We made it into Oxford (a strong 70% remain vote) on Saturday afternoon, shocked by the plunge from hazy water meadows into its noisy, crowded streets. We sought out the site of a pub where Shakespeare had supposedly stayed. It’s now a Betfred, which wasn’t very romantic. It took a while to acclimatise to the roar of a big city, but Sunday morning found me ensconced in the terrace cafe of the Ashmolean Museum, sipping perfect coffee, planning the day’s cultural tour. I’d gone rural for a week, and survived.

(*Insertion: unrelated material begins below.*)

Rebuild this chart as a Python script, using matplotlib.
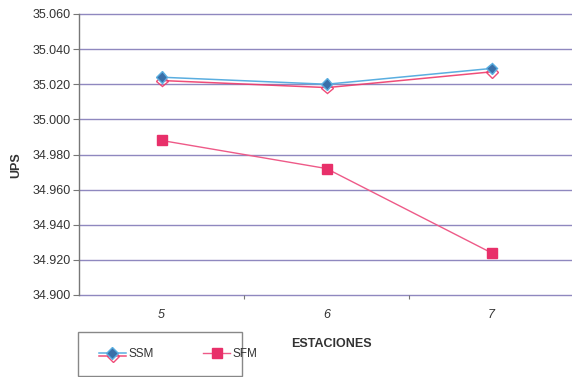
import matplotlib
matplotlib.use("Agg")
import matplotlib.pyplot as plt
import matplotlib.patheffects as pe
from matplotlib.patches import Rectangle

plt.rcParams['font.family'] = ['Liberation Sans', 'DejaVu Sans']

stations = ["5", "6", "7"]
ssm = [35.024, 35.020, 35.029]
sfm = [34.988, 34.972, 34.924]
y_ticks = [34.900, 34.920, 34.940, 34.960, 34.980, 35.000, 35.020, 35.040, 35.060]
y_tick_labels = ["34.900", "34.920", "34.940", "34.960", "34.980",
                 "35.000", "35.020", "35.040", "35.060"]

W, H = 572, 377
fig = plt.figure(figsize=(W / 100, H / 100), dpi=100)
fig.patch.set_facecolor('white')

# axes box in pixel coordinates
left, right, top, bottom = 79, 574, 14, 295
ax = fig.add_axes([left / W, 1 - bottom / H, (right - left) / W, (bottom - top) / H])
ax.set_facecolor('white')

x = list(range(len(stations)))
ax.set_xlim(-0.5, len(stations) - 0.5)
ax.set_ylim(34.900, 35.060)

# horizontal grid lines
for yv in y_ticks:
    ax.axhline(yv, color='#8f88bf', lw=1.0, zorder=1, clip_on=False)

ssm_line, = ax.plot(x, ssm, color='#5aaee0', lw=1.1, marker='D', markersize=6,
                    markerfacecolor='#3a6fa8', markeredgecolor='#5aaee0', zorder=4,
                    path_effects=[pe.SimpleLineShadow(offset=(0.5, -2.4), shadow_color='#ee3a6a', alpha=0.9),
                                  pe.Normal()])
sfm_line, = ax.plot(x, sfm, color='#ee5a88', lw=1.0, marker='s', markersize=7,
                    markerfacecolor='#e8306a', markeredgecolor='#e8306a', zorder=4)

ax.set_yticks(y_ticks)
ax.set_yticklabels(y_tick_labels, fontsize=9, color='#333333')
ax.set_xticks([0.5, 1.5])
ax.set_xticklabels([])
ax.set_xticks(x, minor=True)
ax.set_xticklabels(stations, minor=True, fontsize=9, color='#333333', style='italic')
ax.tick_params(axis='x', which='minor', length=0, pad=10)
ax.tick_params(axis='x', which='major', length=3, color='#777777', direction='out')
ax.tick_params(axis='y', length=4, color='#777777', direction='out', pad=2)

for s in ['top', 'right']:
    ax.spines[s].set_visible(False)
ax.spines['bottom'].set_visible(False)
ax.spines['left'].set_color('#777777')
ax.spines['left'].set_linewidth(1.0)

fig.text(16 / W, 1 - 165 / H, "UPS", rotation=90, fontsize=9, fontweight='bold',
         color='#333333', ha='center', va='center')
fig.text(331 / W, 1 - 344 / H, "ESTACIONES", fontsize=9, fontweight='bold',
         color='#333333', ha='center', va='center')

# legend frame
frame = Rectangle((78 / W, 1 - 376 / H), (242 - 78) / W, (376 - 332) / H,
                  transform=fig.transFigure, facecolor='white', edgecolor='#888888',
                  lw=1.0, zorder=5)
fig.patches.append(frame)
leg = fig.legend([ssm_line, sfm_line], ["SSM", "SFM"], ncol=2, frameon=False,
                 loc='center left', bbox_to_anchor=(88 / W, 1 - 354 / H),
                 fontsize=8.5, handlelength=2.3, handletextpad=0.2, columnspacing=4.2,
                 labelcolor='#333333')
leg.set_zorder(6)

fig.savefig("out.png", dpi=100, facecolor='white')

Recovering in the Ashmolean

Recovering in the Ashmolean

Recommended places:

Shakespeare’s Birthplace, Henley Street, Stratford on Avon. I was cynical about this at first, assuming I already knew everything there was to know about Shakespeare. I was an idiot. It’s fascinating, especially John Shakespeare’s glove-making workshop, which would probably have stunk the entire house out.

The George Townhouse and White Bear in Shipston-on-Stour. We liked a lot about this charming village, and dinner at the nicely-refurbished George was a highlight. Breakfast at the White Bear was jolly good too, and they were very kind about the amount of mud we brought in from a wet day’s walking.

Jaffe and Neale bookshop, Chipping Norton. Friendly bookshop with a good selection of books and gifts, and a nice cafe. A great pitstop in this pretty but rather pleased with itself little town.

Turl Street Kitchen, Turl Street, Oxford. Great, local food in a relaxed and friendly bar/restaurant. Good selection of wine and beer. An excellent place to recover from a taxing week’s holiday.